### EXERCISE DESCRIPTION
Type out the complete listing below word for word, without its pictures.

## BEGIN DATA EXTRACT

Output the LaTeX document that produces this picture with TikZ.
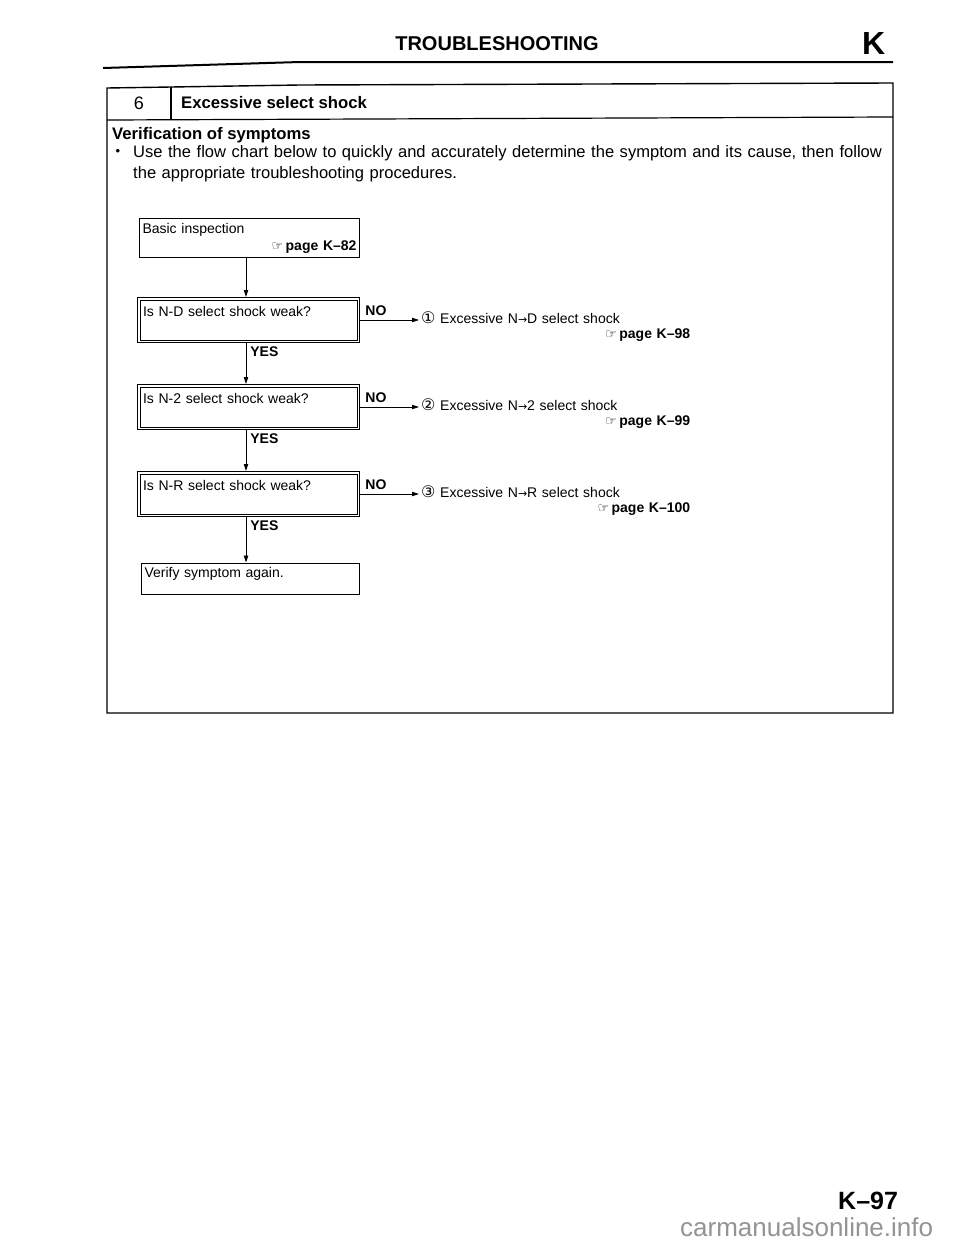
\documentclass[tikz,border=0pt]{standalone}
\usepackage{fontspec}
\setmainfont{Liberation Sans}
\newfontfamily\symfont{DejaVu Sans}
\usetikzlibrary{positioning,arrows.meta}
\newcommand{\fsz}[2]{\fontsize{#1}{#2}\selectfont}
\newcommand{\seepage}[1]{{\symfont\fsz{13}{13}☞}\,\textbf{page #1}}
\newcommand{\cnum}[1]{{\symfont\fsz{16}{16}#1}}
\newcommand{\toarrow}{{\symfont\fsz{11}{11}→}}
\tikzset{
  flowarrow/.style={-{Triangle[length=7pt,width=4.4pt]}, line width=0.8pt},
  plainbox/.style={draw, line width=0.9pt, inner xsep=3pt, inner ysep=0pt, align=left, font=\fsz{14}{17}},
  qbox/.style={draw, line width=0.8pt, inner xsep=5.6pt, inner ysep=0pt,
    text width=211pt, text height=18.6pt, text depth=26.6pt, align=left, font=\fsz{14}{17}},
  result/.style={anchor=base west, text width=269pt, inner sep=0pt, align=left, font=\fsz{14}{15}},
  nolbl/.style={font=\bfseries\fsz{14}{14}, anchor=south west, inner xsep=5pt, inner ysep=4pt},
  yeslbl/.style={font=\bfseries\fsz{14}{14}, anchor=north west, inner xsep=4pt, inner ysep=3.5pt}
}
\begin{document}
\begin{tikzpicture}[x=1pt, y=-1pt]
  \fill[white] (0,0) rectangle (960,1242);
  \useasboundingbox (0,0) rectangle (960,1242);
  % page head
  \node[font=\bfseries\fsz{20}{20}, anchor=base] (title) at (497,50) {TROUBLESHOOTING};
  \node[font=\bfseries\fsz{32}{32}, anchor=base west, inner sep=0pt] (sect) at (862,54) {K};
  \draw[line width=2pt] (103,68) -- (300,62) -- (893,62);
  % frame
  \draw[line width=1.4pt] (107,88) -- (300,85) -- (893,83) -- (893,713) -- (107,713) -- cycle;
  \draw[line width=1.2pt] (171,87) -- (171,119);
  \draw[line width=1.2pt] (107,120) -- (893,117);
  \node[font=\fsz{18}{18}, anchor=base] (secnum) at (139,109) {6};
  \node[font=\bfseries\fsz{16.7}{16.7}, anchor=base west, inner sep=0pt] (sectitle) at (181,108) {Excessive select shock};
  \node[font=\bfseries\fsz{16.7}{16.7}, anchor=base west, inner sep=0pt] (verif) at (112,139) {Verification of symptoms};
  \node[font=\fsz{13}{13}, inner sep=0pt] (bullet) at (118,152) {•};
  \node[font=\fsz{16.55}{21}, anchor=base west, inner sep=0pt, text width=800pt, align=left] (intro) at (133,157)
    {Use the flow chart below to quickly and accurately determine the symptom and its cause, then follow\\
     the appropriate troubleshooting procedures.};
  % flow chart
  \coordinate (spine) at (246,0);
  \node[plainbox, text width=214pt, text height=15pt, text depth=24pt] (basic) at (249.5,237.5)
    {Basic inspection\\\mbox{}\hfill\seepage{K--82}};
  \node[qbox] (q1) at (248.5,320) {Is N-D select shock weak?};
  \node[qbox] (q2) at (248.5,407) {Is N-2 select shock weak?};
  \node[qbox] (q3) at (248.5,494) {Is N-R select shock weak?};
  \foreach \q in {q1,q2,q3}
    \draw[line width=0.8pt] ([shift={(3pt,-3pt)}]\q.north west) rectangle ([shift={(-3pt,3pt)}]\q.south east);
  \node[plainbox, text width=212pt, text height=14pt, text depth=17pt] (verify) at (250.5,578.5) {Verify symptom again.};
  \node[result] (r1) at (421,323) {\cnum{①} Excessive N\toarrow D select shock\\\mbox{}\hfill\seepage{K--98}};
  \node[result] (r2) at (421,410) {\cnum{②} Excessive N\toarrow 2 select shock\\\mbox{}\hfill\seepage{K--99}};
  \node[result] (r3) at (421,497) {\cnum{③} Excessive N\toarrow R select shock\\\mbox{}\hfill\seepage{K--100}};
  \draw[flowarrow] (basic.south -| spine) -- (q1.north -| spine);
  \draw[flowarrow] (q1.south -| spine) -- node[yeslbl, pos=0] {YES} (q2.north -| spine);
  \draw[flowarrow] (q2.south -| spine) -- node[yeslbl, pos=0] {YES} (q3.north -| spine);
  \draw[flowarrow] (q3.south -| spine) -- node[yeslbl, pos=0] {YES} (verify.north -| spine);
  \draw[flowarrow, shorten >=2pt] (q1.east) -- node[nolbl, pos=0] {NO} (r1.west |- q1.east);
  \draw[flowarrow, shorten >=2pt] (q2.east) -- node[nolbl, pos=0] {NO} (r2.west |- q2.east);
  \draw[flowarrow, shorten >=2pt] (q3.east) -- node[nolbl, pos=0] {NO} (r3.west |- q3.east);
  % page foot
  \node[font=\bfseries\fsz{25}{25}, anchor=base west, inner sep=0pt] (pagenum) at (838,1209) {K--97};
  \node[font=\fsz{26}{26}, text=black!42, anchor=base west, inner sep=0pt] (mark) at (680,1236) {carmanualsonline.info};
\end{tikzpicture}
\end{document}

## END DATA EXTRACT

### EXERCISE RESULT
Output the LaTeX document that produces this picture with TikZ.
\documentclass[tikz,border=0pt]{standalone}
\usepackage{fontspec}
\setmainfont{Liberation Sans}
\newfontfamily\symfont{DejaVu Sans}
\usetikzlibrary{positioning,arrows.meta}
\newcommand{\fsz}[2]{\fontsize{#1}{#2}\selectfont}
\newcommand{\seepage}[1]{{\symfont\fsz{13}{13}☞}\,\textbf{page #1}}
\newcommand{\cnum}[1]{{\symfont\fsz{16}{16}#1}}
\newcommand{\toarrow}{{\symfont\fsz{11}{11}→}}
\tikzset{
  flowarrow/.style={-{Triangle[length=7pt,width=4.4pt]}, line width=0.8pt},
  plainbox/.style={draw, line width=0.9pt, inner xsep=3pt, inner ysep=0pt, align=left, font=\fsz{14}{17}},
  qbox/.style={draw, line width=0.8pt, inner xsep=5.6pt, inner ysep=0pt,
    text width=211pt, text height=18.6pt, text depth=26.6pt, align=left, font=\fsz{14}{17}},
  result/.style={anchor=base west, text width=269pt, inner sep=0pt, align=left, font=\fsz{14}{15}},
  nolbl/.style={font=\bfseries\fsz{14}{14}, anchor=south west, inner xsep=5pt, inner ysep=4pt},
  yeslbl/.style={font=\bfseries\fsz{14}{14}, anchor=north west, inner xsep=4pt, inner ysep=3.5pt}
}
\begin{document}
\begin{tikzpicture}[x=1pt, y=-1pt]
  \fill[white] (0,0) rectangle (960,1242);
  \useasboundingbox (0,0) rectangle (960,1242);
  % page head
  \node[font=\bfseries\fsz{20}{20}, anchor=base] (title) at (497,50) {TROUBLESHOOTING};
  \node[font=\bfseries\fsz{32}{32}, anchor=base west, inner sep=0pt] (sect) at (862,54) {K};
  \draw[line width=2pt] (103,68) -- (300,62) -- (893,62);
  % frame
  \draw[line width=1.4pt] (107,88) -- (300,85) -- (893,83) -- (893,713) -- (107,713) -- cycle;
  \draw[line width=1.2pt] (171,87) -- (171,119);
  \draw[line width=1.2pt] (107,120) -- (893,117);
  \node[font=\fsz{18}{18}, anchor=base] (secnum) at (139,109) {6};
  \node[font=\bfseries\fsz{16.7}{16.7}, anchor=base west, inner sep=0pt] (sectitle) at (181,108) {Excessive select shock};
  \node[font=\bfseries\fsz{16.7}{16.7}, anchor=base west, inner sep=0pt] (verif) at (112,139) {Verification of symptoms};
  \node[font=\fsz{13}{13}, inner sep=0pt] (bullet) at (118,152) {•};
  \node[font=\fsz{16.55}{21}, anchor=base west, inner sep=0pt, text width=800pt, align=left] (intro) at (133,157)
    {Use the flow chart below to quickly and accurately determine the symptom and its cause, then follow\\
     the appropriate troubleshooting procedures.};
  % flow chart
  \coordinate (spine) at (246,0);
  \node[plainbox, text width=214pt, text height=15pt, text depth=24pt] (basic) at (249.5,237.5)
    {Basic inspection\\\mbox{}\hfill\seepage{K--82}};
  \node[qbox] (q1) at (248.5,320) {Is N-D select shock weak?};
  \node[qbox] (q2) at (248.5,407) {Is N-2 select shock weak?};
  \node[qbox] (q3) at (248.5,494) {Is N-R select shock weak?};
  \foreach \q in {q1,q2,q3}
    \draw[line width=0.8pt] ([shift={(3pt,-3pt)}]\q.north west) rectangle ([shift={(-3pt,3pt)}]\q.south east);
  \node[plainbox, text width=212pt, text height=14pt, text depth=17pt] (verify) at (250.5,578.5) {Verify symptom again.};
  \node[result] (r1) at (421,323) {\cnum{①} Excessive N\toarrow D select shock\\\mbox{}\hfill\seepage{K--98}};
  \node[result] (r2) at (421,410) {\cnum{②} Excessive N\toarrow 2 select shock\\\mbox{}\hfill\seepage{K--99}};
  \node[result] (r3) at (421,497) {\cnum{③} Excessive N\toarrow R select shock\\\mbox{}\hfill\seepage{K--100}};
  \draw[flowarrow] (basic.south -| spine) -- (q1.north -| spine);
  \draw[flowarrow] (q1.south -| spine) -- node[yeslbl, pos=0] {YES} (q2.north -| spine);
  \draw[flowarrow] (q2.south -| spine) -- node[yeslbl, pos=0] {YES} (q3.north -| spine);
  \draw[flowarrow] (q3.south -| spine) -- node[yeslbl, pos=0] {YES} (verify.north -| spine);
  \draw[flowarrow, shorten >=2pt] (q1.east) -- node[nolbl, pos=0] {NO} (r1.west |- q1.east);
  \draw[flowarrow, shorten >=2pt] (q2.east) -- node[nolbl, pos=0] {NO} (r2.west |- q2.east);
  \draw[flowarrow, shorten >=2pt] (q3.east) -- node[nolbl, pos=0] {NO} (r3.west |- q3.east);
  % page foot
  \node[font=\bfseries\fsz{25}{25}, anchor=base west, inner sep=0pt] (pagenum) at (838,1209) {K--97};
  \node[font=\fsz{26}{26}, text=black!42, anchor=base west, inner sep=0pt] (mark) at (680,1236) {carmanualsonline.info};
\end{tikzpicture}
\end{document}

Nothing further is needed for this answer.